Along with this flurry of private initiatives in Thailand, the commercial art scene has also slowly taken shape. Thai galleries were out in force at January’s Art Stage Singapore, which had chosen Thailand as its Special Country Focus. The Numthong Gallery presented a large-scale installation by Kamin Lertchaiprasert, No Past No Present No Future, while Richard Koh Fine Art offered a trio of new oil paintings by Natee Utarit.

“It’s about time the spotlight gets turned on Thailand. Most collectors do not realise there are more well-known Thai artists showing regularly on the international scene than [artists] from other Southeast Asian countries,” according to gallerist Richard Koh, who says the Bangkok gallery scene is becoming more vibrant with several new galleries opening recently.

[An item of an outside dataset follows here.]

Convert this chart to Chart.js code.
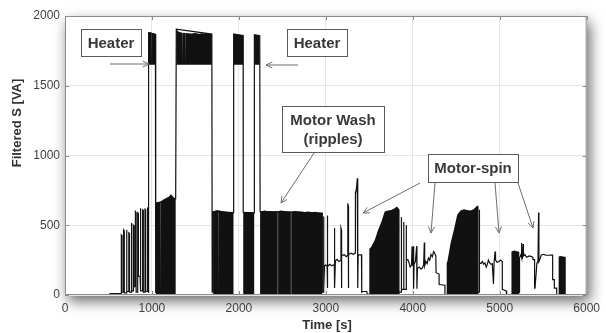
<!DOCTYPE html>
<html>
<head>
<meta charset="utf-8">
<script src="https://cdn.jsdelivr.net/npm/chart.js@4.4.0/dist/chart.umd.min.js"></script>
<style>
  html, body { margin: 0; padding: 0; background: #fff; }
  #c { display: block; }
</style>
</head>
<body>
<canvas id="c" width="606" height="333"></canvas>
<script>
// washing machine cycle, filtered apparent power

// thin trace: time [s] / S [VA]
const traceT = [
  0, 515, 518, 645,
  648, 648, 656, 656, 674, 674, 682, 682, 705, 705, 713, 713,
  734, 734, 742, 742, 761, 761, 769, 769, 787, 787, 795, 795,
  810, 810, 818, 818, 836, 836, 844, 844, 864, 864, 872, 872,
  893, 893, 901, 901, 920, 920, 928, 928, 950, 950, 958, 958,
  963, 963, 1040, 1040, 1045, 1045, 1273, 1280, 1689, 1693, 1705, 1705,
  1938, 1940, 2049, 2050, 2176, 2178, 2240, 2244, 2958, 2960,
  2973, 2973, 2977, 2977, 2985, 3000, 3015, 3015, 3019, 3019,
  3025, 3045, 3065, 3085, 3098, 3098, 3102, 3102,
  3110, 3130, 3150, 3174, 3174, 3178, 3178,
  3185, 3210, 3235, 3253, 3253, 3257, 3257,
  3265, 3290, 3315, 3336, 3336, 3345, 3352, 3362, 3366, 3368,
  3372, 3410, 3413, 3425, 3470, 3478, 3500,
  3848, 3867, 3867, 3871, 3871, 3894, 3894, 3898, 3898, 3924, 3924, 3928,
  3943, 3955, 3970, 3985, 3992, 3996, 4007, 4010, 4015, 4030, 4045, 4048,
  4054, 4075, 4095, 4110, 4125, 4133, 4137, 4150, 4165, 4180, 4195, 4210,
  4225, 4240, 4252, 4265, 4268, 4303, 4303, 4370, 4370, 4390,
  4757, 4765, 4765, 4769, 4785, 4800, 4815, 4830, 4845, 4860, 4870, 4885,
  4900, 4915, 4928, 4935, 4947, 4952, 4970, 4990, 5010, 5030, 5030, 5075, 5080, 5130,
  5225, 5228, 5228, 5245, 5250, 5254, 5262, 5269, 5273, 5288, 5310, 5340, 5365, 5382,
  5382, 5401, 5401, 5406, 5428, 5440, 5447, 5451, 5465, 5477, 5500, 5530, 5560, 5590,
  5609, 5609, 5628, 5628, 5655, 5655, 5678,
  5761, 5800
];
const traceS = [
  0, 0, 10, 10,
  10, 431, 425, 20, 20, 467, 460, 15, 15, 467, 460, 25,
  25, 445, 440, 20, 20, 516, 510, 30, 30, 500, 495, 60,
  60, 598, 590, 20, 20, 590, 585, 133, 133, 622, 615, 30,
  30, 610, 605, 20, 20, 615, 610, 25, 25, 622, 618, 15,
  15, 1880, 1870, 15, 15, 658, 690, 1905, 1870, 20, 20, 598,
  590, 1870, 1860, 592, 588, 1865, 1858, 598, 588, 20,
  20, 563, 555, 50, 210, 215, 205, 570, 560, 50,
  205, 220, 210, 215, 210, 480, 470, 50,
  245, 255, 240, 250, 480, 470, 50,
  280, 290, 275, 285, 658, 640, 50,
  290, 300, 292, 300, 742, 725, 760, 837, 820, 50,
  288, 288, 20, 25, 25, 5, 5,
  20, 20, 558, 550, 40, 40, 523, 515, 40, 40, 500, 253,
  253, 235, 200, 215, 348, 210, 350, 45, 220, 240, 350, 45,
  190, 200, 185, 195, 215, 377, 210, 240, 225, 265, 250, 290,
  275, 312, 300, 280, 160, 150, 75, 70, 3, 3,
  20, 20, 612, 230, 225, 240, 220, 230, 200, 225, 250, 230,
  220, 225, 79, 230, 312, 250, 235, 240, 250, 240, 40, 30, 3, 3,
  20, 20, 265, 290, 372, 270, 265, 365, 280, 290, 270, 280, 275, 270,
  253, 253, 50, 50, 229, 240, 591, 240, 260, 286, 292, 286, 285, 286,
  286, 110, 110, 50, 50, 3, 3,
  3, 3
];

// dense oscillation blocks (motor), upper envelope, filled down to 0
const blockT = [
  1045, 1045, 1070, 1083, 1100, 1100, 1104, 1104, 1121, 1140, 1159, 1180, 1197, 1216, 1235, 1250, 1265, 1273, 1273,
  1705, 1705, 1730, 1765, 1765, 1769, 1769, 1803, 1841, 1878, 1910, 1938, 1938,
  2050, 2050, 2080, 2110, 2140, 2160, 2176, 2176,
  2244, 2244, 2270, 2300, 2330, 2360, 2400, 2447, 2447, 2451, 2451, 2480, 2520, 2560, 2598, 2598,
  2602, 2602, 2640, 2680, 2720, 2760, 2800, 2840, 2880, 2920, 2958, 2958,
  3500, 3500, 3526, 3564, 3602, 3640, 3677, 3716, 3753, 3791, 3818, 3835, 3848, 3848,
  4390, 4390, 4398, 4435, 4473, 4511, 4549, 4587, 4625, 4663, 4700, 4739, 4750, 4757, 4757,
  5130, 5130, 5140, 5165, 5190, 5211, 5225, 5225,
  5678, 5678, 5700, 5730, 5761, 5761
];
const blockS = [
  0, 658, 662, 663, 670, 0, 0, 672, 680, 688, 694, 700, 706, 723, 712, 700, 694, 690, 0,
  0, 598, 605, 610, 0, 0, 608, 603, 598, 595, 592, 590, 0,
  0, 592, 596, 593, 595, 590, 588, 0,
  0, 598, 603, 605, 600, 603, 598, 603, 0, 0, 600, 605, 603, 600, 598, 0,
  0, 598, 603, 600, 598, 595, 598, 593, 596, 590, 588, 0,
  0, 329, 350, 396, 467, 527, 598, 605, 610, 622, 634, 622, 612, 0,
  0, 229, 240, 372, 467, 575, 605, 615, 610, 605, 615, 640, 645, 625, 0,
  0, 300, 312, 319, 316, 312, 310, 0,
  0, 276, 280, 276, 272, 0
];

// heater pulses, upper edge of the dense band (band sits above ~1650 VA)
const heaterT = [
  963, 963, 985, 996, 996, 999, 999, 1020, 1040, 1040,
  1280, 1280, 1300, 1318, 1348, 1348, 1352, 1352, 1386, 1386, 1390, 1390,
  1424, 1460, 1500, 1540, 1580, 1620, 1660, 1689, 1689,
  1940, 1940, 1960, 1990, 2010, 2049, 2049,
  2178, 2178, 2200, 2240, 2240
];
const heaterS = [
  1650, 1880, 1885, 1878, 1650, 1650, 1880, 1875, 1870, 1650,
  1650, 1910, 1890, 1885, 1880, 1650, 1650, 1880, 1878, 1650, 1650, 1878,
  1876, 1875, 1878, 1873, 1876, 1872, 1875, 1870, 1650,
  1650, 1872, 1872, 1868, 1865, 1860, 1650,
  1650, 1865, 1862, 1858, 1650
];

const xTicks = [0, 1000, 2000, 3000, 4000, 5000, 6000];
const yTicks = [0, 500, 1000, 1500, 2000];

const toXY = (ts, vs) => ts.map((t, i) => ({ x: t, y: vs[i] }));

const FONT = "'Liberation Sans', Arial, sans-serif";
const INK = '#111111';

// white plot panel with a soft drop shadow
const panelShadow = {
    id: 'panelShadow',
    beforeDraw(chart) {
        const { ctx, chartArea: a } = chart;
        ctx.save();
        ctx.shadowColor = 'rgba(0,0,0,0.6)';
        ctx.shadowBlur = 13;
        ctx.shadowOffsetX = 3;
        ctx.shadowOffsetY = 6;
        ctx.fillStyle = '#fff';
        ctx.fillRect(a.left, a.top, a.right - a.left, a.bottom - a.top);
        ctx.restore();
    }
};

// matlab style box with inward ticks
const boxFrame = {
    id: 'boxFrame',
    afterDatasetsDraw(chart) {
        const { ctx, chartArea: a, scales } = chart;
        ctx.save();
        ctx.strokeStyle = '#8c8c8c';
        ctx.lineWidth = 1;
        ctx.strokeRect(a.left + 0.5, a.top + 0.5, a.right - a.left - 1, a.bottom - a.top - 1);
        ctx.beginPath();
        xTicks.forEach(v => {
            const px = Math.round(scales.x.getPixelForValue(v)) + 0.5;
            ctx.moveTo(px, a.top); ctx.lineTo(px, a.top + 4);
            ctx.moveTo(px, a.bottom); ctx.lineTo(px, a.bottom - 4);
        });
        yTicks.forEach(v => {
            const py = Math.round(scales.y.getPixelForValue(v)) + 0.5;
            ctx.moveTo(a.left, py); ctx.lineTo(a.left + 4, py);
            ctx.moveTo(a.right, py); ctx.lineTo(a.right - 4, py);
        });
        ctx.stroke();
        ctx.restore();
    }
};

function arrow(ctx, x1, y1, x2, y2) {
    const ang = Math.atan2(y2 - y1, x2 - x1);
    const L = 7, w = 0.45;
    ctx.beginPath();
    ctx.moveTo(x1, y1);
    ctx.lineTo(x2, y2);
    ctx.moveTo(x2 - L * Math.cos(ang - w), y2 - L * Math.sin(ang - w));
    ctx.lineTo(x2, y2);
    ctx.lineTo(x2 - L * Math.cos(ang + w), y2 - L * Math.sin(ang + w));
    ctx.stroke();
}

function labelBox(ctx, x, y, w, h, lines) {
    ctx.fillStyle = '#fff';
    ctx.fillRect(x, y, w, h);
    ctx.strokeStyle = '#5a5a5a';
    ctx.lineWidth = 1;
    ctx.strokeRect(x + 0.5, y + 0.5, w, h);
    ctx.fillStyle = '#383838';
    ctx.font = 'bold 15px ' + FONT;
    ctx.textAlign = 'center';
    ctx.textBaseline = 'middle';
    const step = 19;
    const y0 = y + h / 2 - (lines.length - 1) * step / 2;
    lines.forEach((s, i) => ctx.fillText(s, x + w / 2, y0 + i * step + 1));
}

const annotations = {
    id: 'annotations',
    afterDraw(chart) {
        const ctx = chart.ctx;
        ctx.save();
        ctx.strokeStyle = '#6e6e6e';
        ctx.lineWidth = 1;
        arrow(ctx, 110, 64, 149, 64);
        arrow(ctx, 298, 65, 266, 65);
        arrow(ctx, 314, 153, 281, 203);
        arrow(ctx, 420, 183, 363, 213);
        arrow(ctx, 435, 183, 431, 233);
        arrow(ctx, 495, 183, 499, 233);
        arrow(ctx, 518, 183, 533, 228);
        labelBox(ctx, 81, 29, 60, 27, ['Heater']);
        labelBox(ctx, 287, 29, 60, 27, ['Heater']);
        labelBox(ctx, 282, 106, 102, 46, ['Motor Wash', '(ripples)']);
        labelBox(ctx, 428, 154, 90, 28, ['Motor-spin']);

        // axis titles
        ctx.fillStyle = '#333';
        ctx.font = 'bold 13px ' + FONT;
        ctx.textAlign = 'center';
        ctx.textBaseline = 'middle';
        ctx.fillText('Time [s]', 327, 325);
        ctx.translate(17, 123);
        ctx.rotate(-Math.PI / 2);
        ctx.fillText('Filtered S [VA]', 0, 0);
        ctx.restore();
    }
};

const tickFont = { family: FONT, size: 12 };

new Chart(document.getElementById('c').getContext('2d'), {
    type: 'line',
    data: {
        datasets: [
            {
                label: 'S',
                data: toXY(traceT, traceS),
                borderColor: INK,
                borderWidth: 1.2,
                pointRadius: 0,
                tension: 0,
                fill: false
            },
            {
                label: 'motor',
                data: toXY(blockT, blockS),
                borderColor: INK,
                borderWidth: 0,
                backgroundColor: INK,
                pointRadius: 0,
                tension: 0,
                fill: 'origin'
            },
            {
                label: 'heater',
                data: toXY(heaterT, heaterS),
                borderColor: INK,
                borderWidth: 0,
                backgroundColor: INK,
                pointRadius: 0,
                tension: 0,
                fill: { value: 1650 }
            }
        ]
    },
    options: {
        responsive: false,
        animation: false,
        layout: { padding: { top: 16, right: 14, left: 0, bottom: 0 } },
        plugins: {
            legend: { display: false },
            tooltip: { enabled: false }
        },
        scales: {
            x: {
                type: 'linear',
                min: 0,
                max: 6000,
                afterBuildTicks: s => { s.ticks = xTicks.map(v => ({ value: v })); },
                afterFit: s => { s.height = 38; },
                ticks: { font: tickFont, color: '#404040', padding: 6, maxRotation: 0, autoSkip: false,
                         callback: v => String(v) },
                grid: { color: '#e6e6e6', drawTicks: false },
                border: { display: false }
            },
            y: {
                min: 0,
                max: 2000,
                afterBuildTicks: s => { s.ticks = yTicks.map(v => ({ value: v })); },
                afterFit: s => { s.width = 65; },
                ticks: { font: tickFont, color: '#404040', padding: 5, callback: v => String(v) },
                grid: { color: '#e6e6e6', drawTicks: false },
                border: { display: false }
            }
        }
    },
    plugins: [panelShadow, boxFrame, annotations]
});
</script>
</body>
</html>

“There is definitely a rising awareness of contemporary art. You see attempts to support the local art scene from different sides. The government is interested in supporting it, [as well as] the private sector with collectors and galleries,” adds Lorenzo Rudolf, founder and director of Art Stage Singapore.

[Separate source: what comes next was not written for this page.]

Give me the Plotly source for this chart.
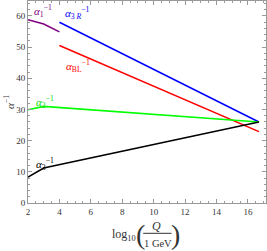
import plotly.graph_objects as go

# data
x_a1 = [2, 3, 4]
y_a1 = [58.8, 57.4, 54.9]
x_a3r = [4, 16.7]
y_a3r = [58.0, 26.0]
x_abl = [4, 16.7]
y_abl = [50.5, 22.9]
x_a2 = [2, 3, 16.7]
y_a2 = [29.9, 31.0, 26.0]
x_a3 = [2, 3, 16.7]
y_a3 = [8.3, 11.2, 26.0]
x_ticks = [2, 4, 6, 8, 10, 12, 14, 16]
y_ticks = [0, 10, 20, 30, 40, 50, 60]

SERIF = "Liberation Serif"
TXT = "#333333"
fig = go.Figure()
series = [
    (x_a1, y_a1, "#800080"),
    (x_a3r, y_a3r, "#0000ff"),
    (x_abl, y_abl, "#ff0000"),
    (x_a2, y_a2, "#00ff00"),
    (x_a3, y_a3, "#000000"),
]
for xs, ys, c in series:
    fig.add_trace(go.Scatter(x=xs, y=ys, mode="lines", hoverinfo="skip",
                             line=dict(color=c, width=1.6), showlegend=False))

labels = [
    (2.25, 61.5, "<i>α</i><sub>1</sub><sup>−1</sup>", "#800080"),
    (4.2, 61.0, "<i>α</i><sub>3 <i>R</i></sub><sup>−1</sup>", "#0000ff"),
    (4.3, 43.8, "<i>α</i><sub>BL</sub><sup>−1</sup>", "#ff0000"),
    (2.4, 32.5, "<i>α</i><sub>2</sub><sup>−1</sup>", "#00dd00"),
    (2.4, 12.5, "<i>α</i><sub>3</sub><sup>−1</sup>", "#000000"),
]
for lx, ly, t, c in labels:
    fig.add_annotation(x=lx, y=ly, text=t, showarrow=False, xanchor="left",
                       yanchor="middle", font=dict(family=SERIF, size=11, color=c))

axis_common = dict(
    showgrid=False, zeroline=False, showline=True, linecolor="#999999",
    linewidth=1, mirror="ticks", ticks="inside", ticklen=4, tickcolor="#999999",
    tickfont=dict(family=SERIF, size=9, color=TXT),
)
fig.update_xaxes(range=[2, 17.15], tickvals=x_ticks,
                 minor=dict(ticks="inside", ticklen=2, dtick=0.5, tickcolor="#999999"),
                 **axis_common)
fig.update_yaxes(range=[0, 64.8], tickvals=y_ticks,
                 minor=dict(ticks="inside", ticklen=2, dtick=2, tickcolor="#999999"),
                 **axis_common)

# y axis title
fig.add_annotation(xref="paper", yref="paper", x=-0.08, y=0.5,
                   text="<i>α</i><sup>−1</sup>", textangle=-90, showarrow=False,
                   xanchor="center", yanchor="middle",
                   font=dict(family=SERIF, size=11, color=TXT))
# x axis title: log10( Q / 1 GeV )
fig.add_annotation(xref="paper", yref="paper", x=0.462, y=-0.158,
                   text="log<sub>10</sub>", showarrow=False, xanchor="right",
                   yanchor="middle", font=dict(family=SERIF, size=12, color=TXT))
fig.add_annotation(xref="paper", yref="paper", x=0.471, y=-0.155,
                   text="(", showarrow=False, xanchor="center", yanchor="middle",
                   font=dict(family=SERIF, size=28, color=TXT))
fig.add_annotation(xref="paper", yref="paper", x=0.541, y=-0.114,
                   text="<i>Q</i>", showarrow=False, yanchor="middle",
                   font=dict(family=SERIF, size=12, color=TXT))
fig.add_annotation(xref="paper", yref="paper", x=0.546, y=-0.2,
                   text="1 GeV", showarrow=False, yanchor="middle",
                   font=dict(family=SERIF, size=10.5, color=TXT))
fig.add_shape(type="line", xref="paper", yref="paper", x0=0.484, x1=0.603,
              y0=-0.150, y1=-0.150, line=dict(color=TXT, width=1))
fig.add_annotation(xref="paper", yref="paper", x=0.618, y=-0.155,
                   text=")", showarrow=False, xanchor="center", yanchor="middle",
                   font=dict(family=SERIF, size=28, color=TXT))

fig.update_layout(width=267, height=251, margin=dict(l=28, r=1, t=1, b=48),
                  plot_bgcolor="white", paper_bgcolor="white", hovermode=False)
fig.write_html("out.html", config={"displayModeBar": False},
               post_script="document.body.style.margin='0';document.body.style.overflow='hidden';")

Yet, some observers point out that the lack of full support and coordination from the Thai government to the contemporary art scene is hampering its development. For example, there is still no national contemporary art collection — works by important artists remain in private hands or overseas museums.

Rirkrit Tiravanija’s Untitled 2017 (Bodhisattva appears in Crimson Tide) was offered by STPI Gallery at Art Stage Singapore

While the Bangkok Art Biennale is a good step, “infrastructure has a long way to go,” notes David Elliot, a senior curator at the Redtory Museum of Contemporary Art in Guangzhou. He is also among seven international advisers for the Biennale.

The launch of three art fairs at almost the same time underscores the lack of coordination, says artist Manit Sriwanichpoom. “It reflects the fact that the country doesn’t have a master plan in promoting art. Each institution and organisation just wants to do what it likes without cooperation. Three Biennales is an overkill.”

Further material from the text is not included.